Major-General Sir H G Ruggles-Brise KCMG CB MVO


Horold Goodeve Ruggles-Brise was born on 17 Mar 1864, the 5th son of Sir Samuel of Spains Hall Essex and Marianne Weyland Bowyer-Smith. He was educated at Winchester and Balliol College, Oxford. He went to Sandhurst and in 1885 was commissioned into the Grenadier Guards. He was adjutant of the 3rd Battalion from 1893-4, and also at the depot at Caterham in 1895. After Staff College he was promoted to captain on 1897. He was brigade major in the 1st (Guards) Brigade in the Boer War and was mentioned in dispatches for his good work at the battle of Gun Hill.

In 1903 he was Brigade Major of the Brigade of Guards and promoted to Lieutenant-Colonel on 20 July 1907, and CO of the 3rd Battalion for 4 years. He went on to command at the School of Musketry at Hythe with the rank of Colonel. Ruggles-Brise was praised for his training of men to fire rapidly, but criticised for delaying the development of anti-aircraft machine-guns in 1912.

He commanded the 20th Infantry Brigade in the 7th Division in Sep 1914 and was wounded on 2 Nov 1914 at Ypres. Like several other senior officers who got out among their units to exercise personal command during this confused fighting, Ruggles-Brise was wounded, being carried back 'half dead of a dreadful wound on a stretcher' on 2 November. During his convalescence he reverted to the half-pay list, but after returning to active duty in July 1915 he was appointed Brigadier-General, General Staff, at the Aldershot Training Centre.

He was promoted to temporary Major-General on 25 Sep 1915 and appointed to the 40th Division which contained the shorter men recruited for the 'Bantam' battalions. They took part in the Battle of the Ancre on Nov 1916 and captured Fifteen Ravine, Villiers-Plouich and Beauchamp. He was next posted to a staff position at Haig's GHQ and was given the job of informing Sir Hubert Gough 'as nicely as he could' that Gough was to be replaced.

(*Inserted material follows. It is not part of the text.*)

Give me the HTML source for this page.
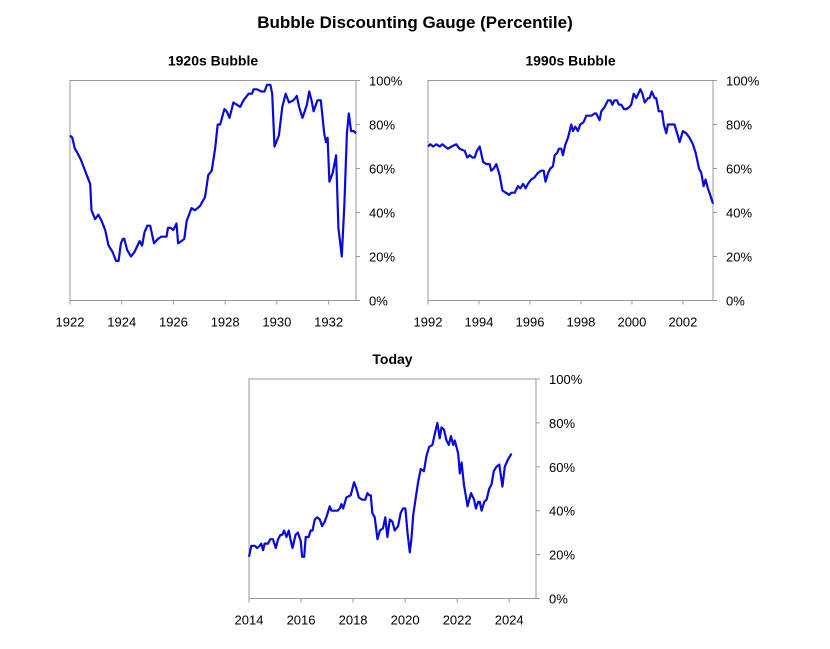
<!DOCTYPE html>
<html><head><meta charset="utf-8">
<style>
html,body{margin:0;padding:0;background:#fff;}
svg text{font-family:"Liberation Sans",sans-serif;fill:#000;}
</style></head>
<body>
<svg id="chart" width="830" height="644" viewBox="0 0 830 644" xmlns="http://www.w3.org/2000/svg">
<text x="415" y="28" text-anchor="middle" font-size="17" font-weight="bold">Bubble Discounting Gauge (Percentile)</text>
</svg>
<script>
const yTicks = [0, 20, 40, 60, 80, 100];
const years1920 = [1922.00,1922.09,1922.19,1922.29,1922.42,1922.55,1922.68,1922.78,1922.83,1922.97,1923.10,1923.23,1923.36,1923.49,1923.65,1923.78,1923.88,1923.97,1924.04,1924.10,1924.21,1924.36,1924.49,1924.69,1924.79,1924.88,1924.99,1925.10,1925.25,1925.40,1925.53,1925.62,1925.73,1925.79,1925.90,1925.99,1926.12,1926.18,1926.31,1926.42,1926.51,1926.70,1926.83,1927.03,1927.22,1927.35,1927.48,1927.61,1927.71,1927.81,1927.97,1928.06,1928.17,1928.32,1928.45,1928.58,1928.71,1928.91,1929.04,1929.10,1929.23,1929.40,1929.52,1929.62,1929.75,1929.82,1929.91,1930.08,1930.21,1930.34,1930.47,1930.64,1930.77,1930.86,1930.99,1931.16,1931.25,1931.34,1931.42,1931.57,1931.70,1931.83,1931.90,1931.96,1932.03,1932.16,1932.29,1932.38,1932.51,1932.61,1932.71,1932.78,1932.87,1932.97,1933.06];
const values1920 = [75,74,69,67,64,60,56,53,41,37,39,36,32,25,22,18,18,26,28,28,23,20,22,27,25,31,34,34,26,28,29,29,29,33,33,32,35,26,27,28,36,42,41,43,47,57,59,69,80,80,87,86,83,90,89,88,91,94,94,96,96,95,95,98,98,94,70,75,88,94,90,91,93,88,83,89,95,91,86,91,91,76,72,74,54,58,66,33,20,44,76,85,77,77,76];
const years1990 = [1992.00,1992.09,1992.20,1992.33,1992.46,1992.56,1992.78,1992.92,1993.11,1993.24,1993.44,1993.54,1993.63,1993.74,1993.83,1993.92,1994.03,1994.16,1994.29,1994.42,1994.48,1994.58,1994.68,1994.81,1994.92,1995.05,1995.18,1995.27,1995.40,1995.53,1995.62,1995.73,1995.83,1995.92,1996.05,1996.18,1996.31,1996.44,1996.54,1996.61,1996.71,1996.80,1996.90,1996.97,1997.06,1997.14,1997.23,1997.29,1997.39,1997.49,1997.62,1997.69,1997.78,1997.88,1997.97,1998.10,1998.21,1998.41,1998.54,1998.60,1998.73,1998.80,1998.93,1999.06,1999.16,1999.23,1999.32,1999.41,1999.49,1999.58,1999.69,1999.78,1999.91,1999.97,2000.07,2000.17,2000.33,2000.41,2000.50,2000.63,2000.69,2000.78,2000.89,2000.95,2001.05,2001.18,2001.25,2001.35,2001.41,2001.57,2001.67,2001.80,2001.87,2002.00,2002.13,2002.26,2002.39,2002.50,2002.63,2002.72,2002.81,2002.89,2002.98,2003.07,2003.18];
const values1990 = [70,71,70,71,70,71,69,70,71,69,68,65,66,65,65,68,70,63,62,62,59,60,62,57,50,49,48,49,49,52,51,53,51,53,55,56,58,59,59,54,58,60,61,66,67,69,69,66,71,74,80,77,79,77,80,81,84,84,85,85,82,86,88,91,91,89,91,91,89,89,87,87,88,89,94,92,96,94,90,92,92,95,92,92,86,86,80,76,80,80,80,75,72,77,76,74,71,67,60,58,52,55,51,48,44];
const yearsToday = [2014.00,2014.09,2014.22,2014.31,2014.41,2014.47,2014.54,2014.60,2014.73,2014.82,2014.92,2015.03,2015.12,2015.21,2015.28,2015.35,2015.44,2015.53,2015.59,2015.67,2015.79,2015.88,2015.99,2016.04,2016.12,2016.18,2016.29,2016.37,2016.44,2016.53,2016.62,2016.72,2016.81,2016.91,2017.00,2017.10,2017.17,2017.29,2017.40,2017.49,2017.55,2017.62,2017.74,2017.91,2018.04,2018.13,2018.22,2018.35,2018.47,2018.55,2018.62,2018.68,2018.74,2018.83,2018.94,2019.03,2019.15,2019.24,2019.32,2019.41,2019.51,2019.60,2019.73,2019.83,2019.92,2020.01,2020.09,2020.18,2020.24,2020.31,2020.41,2020.50,2020.60,2020.72,2020.82,2020.92,2021.05,2021.14,2021.24,2021.33,2021.40,2021.49,2021.59,2021.68,2021.76,2021.85,2021.91,2022.04,2022.10,2022.17,2022.26,2022.40,2022.53,2022.65,2022.72,2022.81,2022.87,2022.94,2023.04,2023.13,2023.23,2023.32,2023.41,2023.51,2023.62,2023.74,2023.83,2023.94,2024.09];
const valuesToday = [19,24,24,23,24,25,22,25,25,27,27,23,27,29,29,31,28,31,27,23,29,30,26,19,19,28,28,31,31,36,37,36,33,35,38,42,40,40,40,41,43,41,46,47,53,50,46,45,45,48,47,47,39,37,27,31,32,37,28,36,35,31,33,39,41,41,30,21,27,38,46,53,59,58,65,69,70,75,80,73,78,77,72,70,74,70,72,66,57,62,52,42,48,45,41,44,44,40,44,45,50,52,58,60,61,51,60,63,66];
const xTicks1920 = [1922,1924,1926,1928,1930,1932];
const xTicks1990 = [1992,1994,1996,1998,2000,2002];
const xTicksToday = [2014,2016,2018,2020,2022,2024];

const NS = "http://www.w3.org/2000/svg";
const svg = document.getElementById('chart');
function mk(tag, attrs, parent){ const e=document.createElementNS(NS,tag); for(const k in attrs) e.setAttribute(k,attrs[k]); parent.appendChild(e); return e; }

function panel(cfg){
  const g = mk('g',{},svg);
  
  
  const xs = v => cfg.x0 + (v - cfg.d0)/(cfg.d1 - cfg.d0)*(cfg.x1 - cfg.x0);
  const ys = v => cfg.y0 - v/100*(cfg.y0 - cfg.y1);
  const t = mk('text',{x:(cfg.x0+cfg.x1)/2, y:cfg.y1-15, 'text-anchor':'middle','font-size':14,'font-weight':'bold'},g);
  t.textContent = cfg.title;
  
  
  const box = mk('rect',{x:cfg.x0,y:cfg.y1,width:cfg.x1-cfg.x0,height:cfg.y0-cfg.y1,fill:'none',stroke:'#999','stroke-width':1},g);
  
  
  yTicks.forEach(v=>{
    const y = ys(v);
    const tk = mk('line',{x1:cfg.x1,x2:cfg.x1+4,y1:y,y2:y,stroke:'#999'},g);
    
    
    const lb = mk('text',{x:cfg.x1+13,y:y+5,'font-size':13},g);
    lb.textContent = v + '%';
    
    
  });
  cfg.xt.forEach(v=>{
    const x = xs(v);
    const tk = mk('line',{x1:x,x2:x,y1:cfg.y0,y2:cfg.y0+4,stroke:'#999'},g);
    
    
    const lb = mk('text',{x:x,y:cfg.y0+26,'text-anchor':'middle','font-size':13},g);
    lb.textContent = v;
    
    
  });
  const d = cfg.yrs.map((yr,i)=>(i?'L':'M')+xs(yr).toFixed(1)+' '+ys(cfg.vals[i]).toFixed(1)).join(' ');
  const p = mk('path',{d:d,fill:'none',stroke:'#0a0ad8','stroke-width':2.2,'stroke-linejoin':'round'},g);
  
  
}
panel({name:'panel-1920s',title:'1920s Bubble',x0:70,x1:356,y0:300.5,y1:80.5,d0:1922,d1:1933.06,xt:xTicks1920,yrs:years1920,vals:values1920});
panel({name:'panel-1990s',title:'1990s Bubble',x0:428,x1:713,y0:300.5,y1:80.5,d0:1992,d1:2003.18,xt:xTicks1990,yrs:years1990,vals:values1990});
panel({name:'panel-today',title:'Today',x0:249,x1:536,y0:598.5,y1:379,d0:2014,d1:2025.03,xt:xTicksToday,yrs:yearsToday,vals:valuesToday});
</script>
</body></html>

After the War he was given many awards including Knight Commander of the Order of St Michael and St George, in June 1919, thus becoming Sir Harold. He was an accomplished cricketer and won a Blue at Oxford as an all-rounder. He married Lady Dorothea Stewart-Murray in 1895. She was the elder daughter of the Duke of Atholl. They had no children. Ruggles-Brise died at the age of 63 on 24 June 1927 of pneumonia contracted after playing tennis a few days before.